Let's take the median of the given dataset and see if the distribution function based on it fits better the data. Even though the center is now in correct place the shape of the function does not fit completely the data from the histogram. That is because the variance is still affected by the outliers.
Robust Dispertion
Standard variance takes into account the the distance of all the numbers from the center. To rule out the extreme values, we can just use the median of distances. The outlier's distance from the center is much bigger than other distance and by taking the median of all distances we can get rid of outlier's influence over the dispersion. Here is the distribution function using this Robust type of dispersion. This characteristic is called MAD - Median Absolute Deviation.
Detecting the outliers
Now that we have the value of "real" center and "real spread" or dispersion we can state that the outlier is a value which differs "too much" from the center, taking into account the dispersion. Typically we could say that the outliers are such values that have a distance from center greater or equal to 10 * dispersion. The question is how to specify the multiplication coefficient. There is a statistics method called Hampel Indetifier which gives a formula to obtain the coefficient. Hampel identifier labels as outliers any points that are more than 5.2 away from the MAD. More details can be found here.
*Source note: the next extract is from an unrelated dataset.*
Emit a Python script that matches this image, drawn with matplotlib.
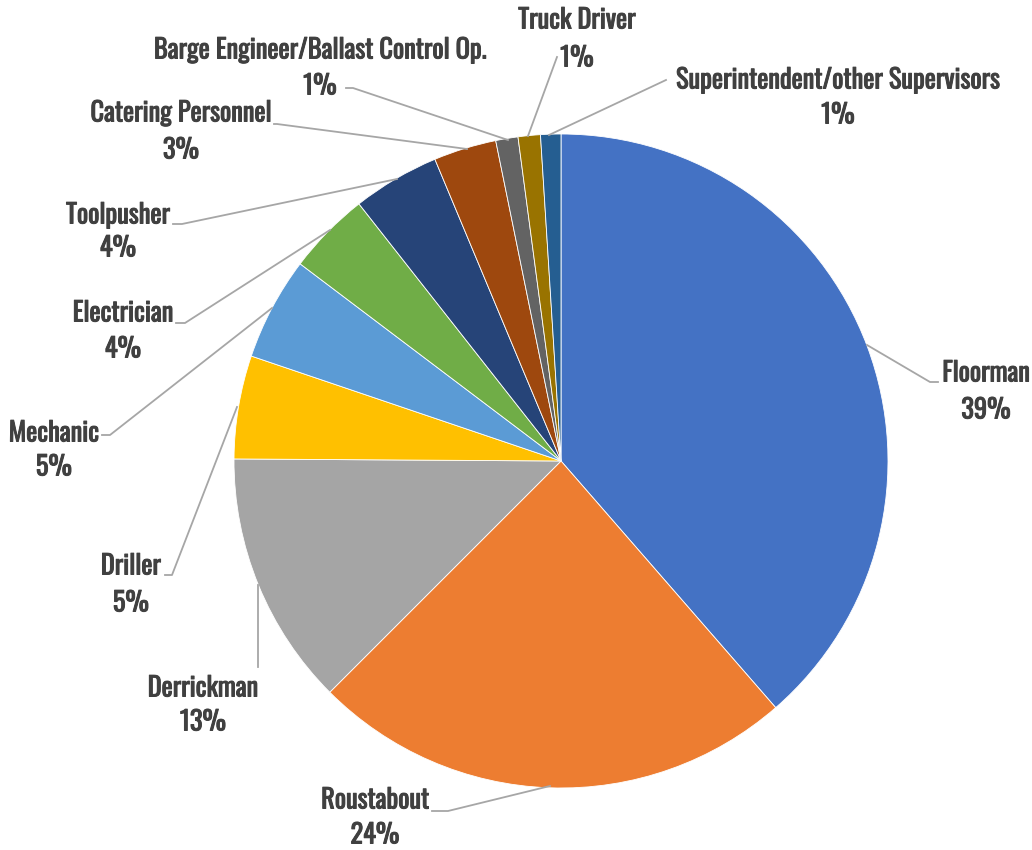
import matplotlib.pyplot as plt
import matplotlib.patheffects as pe
from matplotlib import font_manager

# slice data, clockwise from 12 o'clock
roles = ["Floorman", "Roustabout", "Derrickman", "Driller", "Mechanic", "Electrician",
         "Toolpusher", "Catering Personnel", "Barge Engineer/Ballast Control Op.",
         "Truck Driver", "Superintendent/other Supervisors"]
shares = [38.6, 23.9, 12.6, 5.1, 5.1, 4.1, 4.3, 3.1, 1.1, 1.1, 1.0]
colors = ["#4472C4", "#ED7D31", "#A5A5A5", "#FFC000", "#5B9BD5", "#70AD47",
          "#264478", "#9E480E", "#636363", "#997300", "#255E91"]

# label layout in pixel coords (top-left origin): text x, name y, pct y
label_xy = [(986, 373, 410), (375, 800, 835), (203, 688, 722), (131, 566, 603),
            (54, 433, 467), (123, 313, 349), (118, 215, 248), (181, 113, 150),
            (320, 50, 86), (577, 20, 58), (838, 80, 115)]
# leader polylines in pixel coords
leaders = [[(867, 345), (930, 382), (938, 382)],
           [(550, 786), (448, 811), (432, 811)],
           [(258, 585), (258, 667)],
           [(237, 407), (172, 575), (165, 575)],
           [(272, 308), (110, 435), (102, 435)],
           [(330, 230), (185, 323), (176, 323)],
           [(397, 179), (182, 224), (173, 224)],
           [(467, 149), (277, 124), (274, 124)],
           [(508, 140), (353, 88), (346, 88)],
           [(528, 136), (557, 57)],
           [(549, 135), (666, 80)]]

TEXT = "#404040"
installed = {f.name for f in font_manager.fontManager.ttflist}
if "Oswald" in installed:
    # only the regular weight is there, so thicken it with a stroke
    font_kw = dict(family=["Oswald", "DejaVu Sans"], fontsize=19,
                   path_effects=[pe.withStroke(linewidth=0.7, foreground=TEXT)])
elif "Barlow Condensed" in installed:
    font_kw = dict(family=["Barlow Condensed", "DejaVu Sans"], fontsize=21, fontweight="bold")
else:
    font_kw = dict(family="DejaVu Sans", stretch="condensed", fontsize=15, fontweight="bold")

W, H = 1032, 850
fig = plt.figure(figsize=(W / 100, H / 100), dpi=100)
ax = fig.add_axes([0, 0, 1, 1])
ax.pie(shares, colors=colors, startangle=90, counterclock=False, center=(561, H - 461), radius=327,
       wedgeprops=dict(edgecolor="white", linewidth=0.6), frame=True)
ax.set_xlim(0, W)
ax.set_ylim(0, H)
ax.axis("off")

for role, share, (x, y1, y2), pts in zip(roles, shares, label_xy, leaders):
    ax.plot([p[0] for p in pts], [H - p[1] for p in pts], color="#A6A6A6", linewidth=1.3, zorder=1)
    ax.text(x, H - y1, role, ha="center", va="center", color=TEXT, **font_kw)
    ax.text(x, H - y2, f"{int(share + 0.5)}%", ha="center", va="center", color=TEXT, **font_kw)

fig.savefig("out.png", dpi=100)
The overall reliability of this method
A question which might arise is up to which kind of messy data this method can be used. A common intuition would say that definitely more than the half of the data has to be "correct", in order to be able to detect the incorrect ones. To be able to measure the robustness of each method of detecting outliers, statisticians have introduced a term called Breakdown point. This point states which percentage of the data can be corrupted in order for given method to work. Using the Median as the center with the MAD (Median Absolute Deviation) has a breakdown point of 1/2. That is this method works if more than half of the data is correct. The standard arithmetic mean has a BP = 0. It is directly affected by all the numbers and one single outlier can completely move the data.
SQL implementation
In order to implement detection of outliers in SQL, one needs to first have the necessary functions to compute the mean, median and dispersion. All these functions are aggregates. Mean (avg) and Dispersion (var) are already implemented in SQL Server. If you are lucky enough to use SQL Server 2012 you can use the built-in median aggregate as well. The robust dispersion however has to be implemented manually even on SQL Server 2012.
Implementing aggregates for SQL Server is very easy, thanks to the predefined Visual Studio template. This templates will create a class for you which implements the IBinarySerializable interface and is decorate with couple attributes defined in the Microsoft.SqlServer namespace.
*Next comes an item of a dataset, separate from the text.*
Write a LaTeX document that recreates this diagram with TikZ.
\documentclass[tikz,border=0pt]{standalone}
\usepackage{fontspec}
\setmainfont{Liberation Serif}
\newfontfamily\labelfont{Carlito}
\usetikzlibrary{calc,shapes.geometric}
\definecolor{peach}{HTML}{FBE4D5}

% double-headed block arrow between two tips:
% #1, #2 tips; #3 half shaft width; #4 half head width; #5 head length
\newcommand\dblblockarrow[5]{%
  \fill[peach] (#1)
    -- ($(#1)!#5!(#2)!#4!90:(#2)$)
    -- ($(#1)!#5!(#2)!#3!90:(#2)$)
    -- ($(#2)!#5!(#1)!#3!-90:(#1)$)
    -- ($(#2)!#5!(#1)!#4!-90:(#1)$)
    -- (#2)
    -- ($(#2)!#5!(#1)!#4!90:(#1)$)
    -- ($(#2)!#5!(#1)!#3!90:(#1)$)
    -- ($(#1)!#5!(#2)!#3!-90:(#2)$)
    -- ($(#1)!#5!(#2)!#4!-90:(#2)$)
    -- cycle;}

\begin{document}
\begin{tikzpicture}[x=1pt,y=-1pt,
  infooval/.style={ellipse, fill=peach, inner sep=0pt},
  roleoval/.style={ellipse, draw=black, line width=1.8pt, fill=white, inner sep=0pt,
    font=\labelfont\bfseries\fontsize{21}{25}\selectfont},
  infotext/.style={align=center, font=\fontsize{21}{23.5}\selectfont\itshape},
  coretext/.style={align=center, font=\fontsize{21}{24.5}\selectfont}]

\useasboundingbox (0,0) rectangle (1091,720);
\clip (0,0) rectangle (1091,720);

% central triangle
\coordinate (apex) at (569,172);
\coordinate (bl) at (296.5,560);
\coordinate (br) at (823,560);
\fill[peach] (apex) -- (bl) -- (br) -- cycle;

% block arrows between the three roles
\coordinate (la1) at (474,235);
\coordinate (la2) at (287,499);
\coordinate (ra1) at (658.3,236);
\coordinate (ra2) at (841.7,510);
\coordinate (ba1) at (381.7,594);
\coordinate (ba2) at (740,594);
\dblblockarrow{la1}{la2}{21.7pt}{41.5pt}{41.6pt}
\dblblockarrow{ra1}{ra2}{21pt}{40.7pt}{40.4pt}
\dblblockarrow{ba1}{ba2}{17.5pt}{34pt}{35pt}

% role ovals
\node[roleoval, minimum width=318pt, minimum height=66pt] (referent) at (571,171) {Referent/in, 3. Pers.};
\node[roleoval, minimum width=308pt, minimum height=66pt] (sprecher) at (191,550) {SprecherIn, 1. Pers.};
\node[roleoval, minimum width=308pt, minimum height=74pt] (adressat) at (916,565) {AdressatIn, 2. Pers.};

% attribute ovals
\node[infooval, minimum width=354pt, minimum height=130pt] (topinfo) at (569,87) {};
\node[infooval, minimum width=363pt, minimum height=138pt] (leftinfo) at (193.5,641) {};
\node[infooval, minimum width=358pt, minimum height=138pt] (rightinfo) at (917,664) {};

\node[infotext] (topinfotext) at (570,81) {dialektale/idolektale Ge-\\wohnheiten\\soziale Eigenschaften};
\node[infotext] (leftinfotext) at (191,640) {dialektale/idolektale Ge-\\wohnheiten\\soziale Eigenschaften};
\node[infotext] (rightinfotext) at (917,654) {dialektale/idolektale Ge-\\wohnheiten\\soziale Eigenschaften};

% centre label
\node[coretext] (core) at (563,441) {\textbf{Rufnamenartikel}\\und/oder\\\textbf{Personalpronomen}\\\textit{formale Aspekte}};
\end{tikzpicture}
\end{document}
This class has 4 important methods:
- Init - anything needed before starting the aggregation
- Accumulate - adding one single value to the aggregate
- Merge - merging two aggregates
- Terminate - work to be done before returning the result of the aggregate
Here is the example of the Median aggregate
private Listld; public void Init() { ld = new List (); } public void Accumulate(SqlDouble value) { if (!value.IsNull) { ld.Add(value.Value); } } public void Merge(Median group) { ld.AddRange(group.ld.ToArray()); } public SqlDouble Terminate() { return Tools.Median(ld); }
Note that some aggregates can be computed iteratively. In that case all the necessary logic is in the Accumulate method and the Terminate method can be empty. With Median this is not the case (even though some iterative estimation methods exist. For the sake of the completeness, here is the implementation of median that I am using. It is the standard way: sorting the array and taking the middle element or average of the two middle elements. I am returning directly SqlDouble value, which is the result of the aggregate.
public static SqlDouble Median(Listld) { if (ld.Count == 0) return SqlDouble.Null; ld.Sort(); int index = ld.Count / 2; if (ld.Count % 2 == 0) { return (ld[index] + ld[index - 1]) / 2; } return ld[index]; }
Implementing the Robust variance using the MAD method is very similar, everything happens inside the Terminate method.
public SqlDouble Terminate()
{
var distances = new List();
var median = Tools.Median(ld);
foreach (var item in ld)
{
var distance = Math.Abs(item - median.Value);
distances.Add(distance);
}
var distMedian = Tools.Median(distances);
return distMedian;
}
That implementation is directly the one described above: we take the distance of each element from the center (median) and than we take the median of the distances.
Outliers detection with the SQL aggregates
Having implemented both aggregates, detecting the outlier is just a matter of a SQL query - giving all the elements which are further away from the center than the variance multiplied by a coefficient.
select * from tbUsers where Height> ( Median(Height) + c*RobustVar(Height)) or Height < (Median(Height) - c*RobustVar(Height))
You will have to play with the coefficient value c to determine which multiplication gives you the best results.
JavaScript implementation
The same can be implemented in JavaScript. If you are interested in a JavaScript implementation you can check out the histogram chart from KoExtensions. This charting tool draws the histogram and the data distribution function. You can than configure it to use either Median or Mean as the center of the data as well as to use MAD, or standard variance to describe the dispersion.
KoExtensions is based on Knockout.JS and adds several useful bindings and the majority of them to simplify charting. Behind the scenes the data is charted using D3.
To draw a histogram chart with the distribution and detecting the outliers at the same time one needs just few lines of code
<div id="histogram" data-bind="histogram: data, chartOptions : {
tolerance : 10,
showProbabilityDistribution: true,min : -20,
expected: 'median',
useMAD: true,
showOutliers: true}">
var exData = [3.9,3.8,3.9,2.7,2.8,1.9,2.7,3.5, 4.4, 2.8, 3.4, 8.6, 4.5, 3.5, 3.6, 3.8, 4.3, 4.5, 3.5,30,33,31];
function TestViewModel() {
var self = this;
self.data = ko.observableArray(exData);
}
var vm = new TestViewModel();
ko.applyBindings(vm);
initializeCharts();
Knockout.JS is a JavaScript MVVM framework tool which gives you all you need to create bi-directional binding between the view and the view model, where you can encapsulate and unit test all your logic. KoExtensions adds a binding call "histogram", which takes simple array and draws a histogram. In order to show the probability function and the outliers one has to set the options of the chart as shown in the example above.